Each line containing the word "React" should be found and copied.

▶ _AVAILABLE DATA_
################
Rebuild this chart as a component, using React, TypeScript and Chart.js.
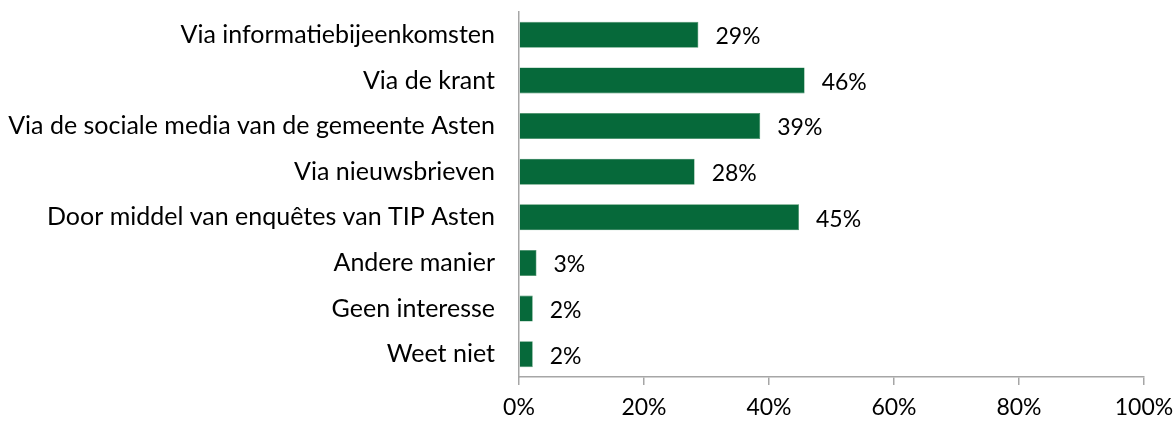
import React, { useEffect, useRef } from "react";
import { Chart, registerables } from "chart.js";

Chart.register(...registerables);

const categories = [
  "Via informatiebijeenkomsten",
  "Via de krant",
  "Via de sociale media van de gemeente Asten",
  "Via nieuwsbrieven",
  "Door middel van enquêtes van TIP Asten",
  "Andere manier",
  "Geen interesse",
  "Weet niet",
];
const values = [28.7, 45.7, 38.6, 28.1, 44.8, 2.8, 2.2, 2.2];
const valueLabels = ["29%", "46%", "39%", "28%", "45%", "3%", "2%", "2%"];
const xTicks = [0, 20, 40, 60, 80, 100];

const FONT = "Lato";
const BAR = "#06693A";
const AXIS = "#A6A6A6";

const labelPlugin = {
  id: "valueLabels",
  afterDatasetsDraw(chart: any) {
    const ctx = chart.ctx;
    const meta = chart.getDatasetMeta(0);
    ctx.save();
    ctx.font = `23px ${FONT}`;
    ctx.fillStyle = "#000";
    ctx.textAlign = "left";
    ctx.textBaseline = "middle";
    meta.data.forEach((bar: any, i: number) => {
      ctx.fillText(valueLabels[i], bar.x + 17, bar.y + 2);
    });
    ctx.restore();
  },
};

export default function App() {
  const ref = useRef<HTMLCanvasElement>(null);
  useEffect(() => {
    const prevMargin = document.body.style.margin;
    document.body.style.margin = "0";
    const chart = new Chart(ref.current!, {
      type: "bar",
      data: {
        labels: categories,
        datasets: [
          {
            data: values,
            backgroundColor: BAR,
            borderColor: "#3F8A5F",
            borderWidth: 0.6,
            barPercentage: 0.57,
            categoryPercentage: 1,
          },
        ],
      },
      options: {
        indexAxis: "y",
        animation: false,
        responsive: false,
        maintainAspectRatio: false,
        layout: { padding: { top: 12, right: 31, left: 0, bottom: 0 } },
        plugins: { legend: { display: false }, tooltip: { enabled: false } },
        scales: {
          x: {
            min: 0,
            max: 100,
            afterBuildTicks(scale: any) {
              scale.ticks = xTicks.map((v) => ({ value: v }));
            },
            afterFit(scale: any) {
              scale.height = 44;
              scale.paddingLeft = 0;
              scale.paddingRight = 0;
            },
            ticks: {
              callback: (v: any) => `${v}%`,
              color: "#000",
              font: { family: FONT, size: 23 },
              padding: 9,
              maxRotation: 0,
              autoSkip: false,
            },
            grid: {
              drawOnChartArea: false,
              drawTicks: true,
              tickLength: 8,
              color: AXIS,
              lineWidth: 1.5,
            },
            border: { color: AXIS, width: 1.5 },
          },
          y: {
            afterFit(scale: any) {
              scale.width = 519;
              scale.paddingTop = 0;
              scale.paddingBottom = 0;
            },
            ticks: {
              color: "#000",
              font: { family: FONT, size: 25 },
              padding: 24,
              autoSkip: false,
            },
            grid: { display: false, drawTicks: false },
            border: { color: AXIS, width: 1.5 },
          },
        },
      },
      plugins: [labelPlugin],
    });
    return () => {
      chart.destroy();
      document.body.style.margin = prevMargin;
    };
  }, []);
  return (
    <div style={{ position: "absolute", left: 0, top: 0, width: 1175, height: 421 }}>
      <canvas ref={ref} width={1175} height={421} style={{ width: 1175, height: 421 }} />
    </div>
  );
}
################
▶ _ANSWER FOR THE TASK_
Rebuild this chart as a component, using React, TypeScript and Chart.js.
import React, { useEffect, useRef } from "react";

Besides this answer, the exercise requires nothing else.